> _Written request_: Your task is to print, exactly and only, the lines from the start of the entries below through the line with "by fuel cell". Include both ends, but skip the pictures.

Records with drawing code
++++++++++

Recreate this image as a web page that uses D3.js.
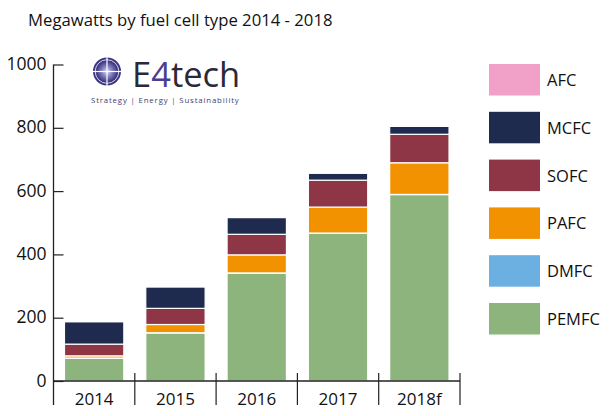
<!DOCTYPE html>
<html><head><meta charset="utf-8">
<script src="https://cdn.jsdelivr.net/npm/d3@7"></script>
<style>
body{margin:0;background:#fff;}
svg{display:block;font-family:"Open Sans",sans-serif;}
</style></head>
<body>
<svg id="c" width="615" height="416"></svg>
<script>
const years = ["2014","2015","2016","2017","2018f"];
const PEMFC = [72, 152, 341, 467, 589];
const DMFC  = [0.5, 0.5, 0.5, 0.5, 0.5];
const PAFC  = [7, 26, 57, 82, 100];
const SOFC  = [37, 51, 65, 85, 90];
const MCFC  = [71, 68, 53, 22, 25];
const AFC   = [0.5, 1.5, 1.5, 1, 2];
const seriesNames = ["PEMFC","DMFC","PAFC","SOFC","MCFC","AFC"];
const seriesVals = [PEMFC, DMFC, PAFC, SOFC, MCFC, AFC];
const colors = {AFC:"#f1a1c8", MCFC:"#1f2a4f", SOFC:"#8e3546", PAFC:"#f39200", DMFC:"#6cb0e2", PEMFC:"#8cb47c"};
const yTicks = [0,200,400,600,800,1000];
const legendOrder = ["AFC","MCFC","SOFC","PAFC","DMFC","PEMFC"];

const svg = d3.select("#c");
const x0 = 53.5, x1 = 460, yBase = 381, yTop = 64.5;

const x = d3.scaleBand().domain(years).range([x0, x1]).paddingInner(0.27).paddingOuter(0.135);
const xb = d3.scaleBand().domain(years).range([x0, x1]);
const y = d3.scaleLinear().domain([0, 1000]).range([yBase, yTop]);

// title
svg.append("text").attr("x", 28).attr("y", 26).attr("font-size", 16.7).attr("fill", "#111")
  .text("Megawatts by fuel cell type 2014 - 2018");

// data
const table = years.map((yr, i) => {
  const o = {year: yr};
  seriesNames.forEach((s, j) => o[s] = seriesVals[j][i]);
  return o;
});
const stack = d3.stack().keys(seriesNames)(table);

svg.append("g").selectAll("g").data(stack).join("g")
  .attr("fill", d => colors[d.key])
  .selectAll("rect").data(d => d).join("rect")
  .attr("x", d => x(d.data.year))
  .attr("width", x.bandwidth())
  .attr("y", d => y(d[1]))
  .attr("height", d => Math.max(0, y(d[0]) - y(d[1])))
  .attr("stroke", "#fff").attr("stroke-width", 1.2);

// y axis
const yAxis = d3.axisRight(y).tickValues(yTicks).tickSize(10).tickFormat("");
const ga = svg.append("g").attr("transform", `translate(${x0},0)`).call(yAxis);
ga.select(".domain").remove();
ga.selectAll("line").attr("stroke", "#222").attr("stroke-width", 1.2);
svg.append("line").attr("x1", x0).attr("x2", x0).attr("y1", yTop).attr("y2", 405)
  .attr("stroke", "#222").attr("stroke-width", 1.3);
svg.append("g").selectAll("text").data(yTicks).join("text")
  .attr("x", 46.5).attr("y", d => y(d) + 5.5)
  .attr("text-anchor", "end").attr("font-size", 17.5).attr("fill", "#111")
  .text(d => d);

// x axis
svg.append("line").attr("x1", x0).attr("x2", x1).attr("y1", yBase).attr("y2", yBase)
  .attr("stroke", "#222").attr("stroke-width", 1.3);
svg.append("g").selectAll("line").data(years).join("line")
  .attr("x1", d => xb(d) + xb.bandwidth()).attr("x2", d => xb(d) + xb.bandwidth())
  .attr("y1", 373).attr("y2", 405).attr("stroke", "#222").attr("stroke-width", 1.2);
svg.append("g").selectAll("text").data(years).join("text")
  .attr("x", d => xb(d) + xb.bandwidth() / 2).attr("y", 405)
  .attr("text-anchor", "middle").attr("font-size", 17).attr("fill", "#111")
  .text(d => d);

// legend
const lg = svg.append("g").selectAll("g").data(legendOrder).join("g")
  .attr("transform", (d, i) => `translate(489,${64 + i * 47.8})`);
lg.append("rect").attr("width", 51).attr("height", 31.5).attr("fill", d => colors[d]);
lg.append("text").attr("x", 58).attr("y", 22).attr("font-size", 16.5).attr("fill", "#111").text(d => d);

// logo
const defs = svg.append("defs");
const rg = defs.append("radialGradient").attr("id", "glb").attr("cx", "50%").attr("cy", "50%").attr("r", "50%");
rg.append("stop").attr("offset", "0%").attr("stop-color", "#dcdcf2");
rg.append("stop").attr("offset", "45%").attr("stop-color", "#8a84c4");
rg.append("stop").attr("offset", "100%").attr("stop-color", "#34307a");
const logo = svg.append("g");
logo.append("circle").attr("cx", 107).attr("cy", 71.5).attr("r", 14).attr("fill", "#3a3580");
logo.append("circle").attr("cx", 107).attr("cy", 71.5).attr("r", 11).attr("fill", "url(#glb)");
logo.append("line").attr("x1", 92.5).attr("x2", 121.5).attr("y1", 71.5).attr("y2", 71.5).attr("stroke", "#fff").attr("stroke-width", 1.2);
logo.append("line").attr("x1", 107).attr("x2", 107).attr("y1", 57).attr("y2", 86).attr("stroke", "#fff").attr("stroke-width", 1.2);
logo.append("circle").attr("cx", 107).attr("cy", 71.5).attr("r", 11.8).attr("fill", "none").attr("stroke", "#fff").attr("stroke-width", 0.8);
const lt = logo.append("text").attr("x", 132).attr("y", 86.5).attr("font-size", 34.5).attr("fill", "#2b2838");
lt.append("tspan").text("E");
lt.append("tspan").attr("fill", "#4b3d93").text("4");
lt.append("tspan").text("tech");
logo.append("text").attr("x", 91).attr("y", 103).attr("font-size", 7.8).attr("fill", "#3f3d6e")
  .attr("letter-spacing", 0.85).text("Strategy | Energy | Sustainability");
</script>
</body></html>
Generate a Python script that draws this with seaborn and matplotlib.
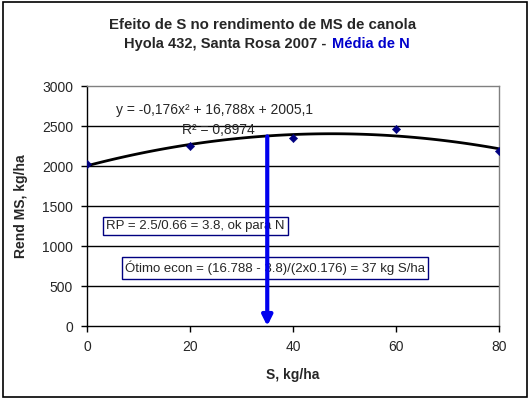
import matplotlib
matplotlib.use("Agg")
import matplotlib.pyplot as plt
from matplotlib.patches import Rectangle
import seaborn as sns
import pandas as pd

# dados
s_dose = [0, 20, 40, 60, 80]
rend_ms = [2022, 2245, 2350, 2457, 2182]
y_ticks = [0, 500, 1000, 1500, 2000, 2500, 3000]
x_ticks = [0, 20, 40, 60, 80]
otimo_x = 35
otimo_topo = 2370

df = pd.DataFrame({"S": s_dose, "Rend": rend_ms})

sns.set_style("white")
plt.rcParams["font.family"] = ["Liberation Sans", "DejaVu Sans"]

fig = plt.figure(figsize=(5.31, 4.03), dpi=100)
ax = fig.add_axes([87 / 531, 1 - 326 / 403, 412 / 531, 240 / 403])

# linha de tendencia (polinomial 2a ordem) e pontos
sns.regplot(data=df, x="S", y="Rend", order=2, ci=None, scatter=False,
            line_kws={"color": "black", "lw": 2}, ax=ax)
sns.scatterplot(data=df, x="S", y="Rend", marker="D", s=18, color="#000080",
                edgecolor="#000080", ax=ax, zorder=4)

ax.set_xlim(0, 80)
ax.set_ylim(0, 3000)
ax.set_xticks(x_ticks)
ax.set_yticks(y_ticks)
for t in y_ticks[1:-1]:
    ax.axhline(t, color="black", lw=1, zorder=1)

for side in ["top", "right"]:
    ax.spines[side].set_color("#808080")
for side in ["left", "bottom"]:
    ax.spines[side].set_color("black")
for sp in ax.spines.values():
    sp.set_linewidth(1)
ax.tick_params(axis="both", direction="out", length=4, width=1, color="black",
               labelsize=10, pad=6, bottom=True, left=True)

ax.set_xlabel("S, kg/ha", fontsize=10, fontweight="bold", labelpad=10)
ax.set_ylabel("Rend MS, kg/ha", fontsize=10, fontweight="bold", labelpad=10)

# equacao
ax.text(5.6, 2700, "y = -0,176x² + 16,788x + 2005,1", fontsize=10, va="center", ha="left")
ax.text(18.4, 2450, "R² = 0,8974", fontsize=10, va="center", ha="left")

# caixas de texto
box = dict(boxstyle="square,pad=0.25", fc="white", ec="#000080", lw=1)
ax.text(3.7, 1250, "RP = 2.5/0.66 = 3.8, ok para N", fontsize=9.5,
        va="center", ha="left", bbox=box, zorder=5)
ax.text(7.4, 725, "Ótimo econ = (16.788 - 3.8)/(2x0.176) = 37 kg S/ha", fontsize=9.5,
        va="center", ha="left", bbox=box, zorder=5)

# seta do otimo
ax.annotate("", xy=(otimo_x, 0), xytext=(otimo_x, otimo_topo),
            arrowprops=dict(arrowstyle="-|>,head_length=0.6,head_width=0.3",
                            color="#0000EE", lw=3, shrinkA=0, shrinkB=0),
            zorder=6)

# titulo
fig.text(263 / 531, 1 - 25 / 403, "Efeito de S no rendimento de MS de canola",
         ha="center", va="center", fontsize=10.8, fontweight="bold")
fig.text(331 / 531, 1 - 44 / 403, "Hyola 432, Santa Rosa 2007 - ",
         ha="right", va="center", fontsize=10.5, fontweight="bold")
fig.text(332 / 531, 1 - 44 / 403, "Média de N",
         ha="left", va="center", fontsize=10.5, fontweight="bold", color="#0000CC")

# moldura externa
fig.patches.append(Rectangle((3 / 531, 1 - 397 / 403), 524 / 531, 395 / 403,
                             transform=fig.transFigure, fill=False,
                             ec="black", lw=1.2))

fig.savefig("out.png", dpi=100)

++++++++++

> _Solution for this exercise_:
Recreate this image as a web page that uses D3.js.
<!DOCTYPE html>
<html><head><meta charset="utf-8">
<script src="https://cdn.jsdelivr.net/npm/d3@7"></script>
<style>
body{margin:0;background:#fff;}
svg{display:block;font-family:"Open Sans",sans-serif;}
</style></head>
<body>
<svg id="c" width="615" height="416"></svg>
<script>
const years = ["2014","2015","2016","2017","2018f"];
const PEMFC = [72, 152, 341, 467, 589];
const DMFC  = [0.5, 0.5, 0.5, 0.5, 0.5];
const PAFC  = [7, 26, 57, 82, 100];
const SOFC  = [37, 51, 65, 85, 90];
const MCFC  = [71, 68, 53, 22, 25];
const AFC   = [0.5, 1.5, 1.5, 1, 2];
const seriesNames = ["PEMFC","DMFC","PAFC","SOFC","MCFC","AFC"];
const seriesVals = [PEMFC, DMFC, PAFC, SOFC, MCFC, AFC];
const colors = {AFC:"#f1a1c8", MCFC:"#1f2a4f", SOFC:"#8e3546", PAFC:"#f39200", DMFC:"#6cb0e2", PEMFC:"#8cb47c"};
const yTicks = [0,200,400,600,800,1000];
const legendOrder = ["AFC","MCFC","SOFC","PAFC","DMFC","PEMFC"];

const svg = d3.select("#c");
const x0 = 53.5, x1 = 460, yBase = 381, yTop = 64.5;

const x = d3.scaleBand().domain(years).range([x0, x1]).paddingInner(0.27).paddingOuter(0.135);
const xb = d3.scaleBand().domain(years).range([x0, x1]);
const y = d3.scaleLinear().domain([0, 1000]).range([yBase, yTop]);

// title
svg.append("text").attr("x", 28).attr("y", 26).attr("font-size", 16.7).attr("fill", "#111")
  .text("Megawatts by fuel cell type 2014 - 2018");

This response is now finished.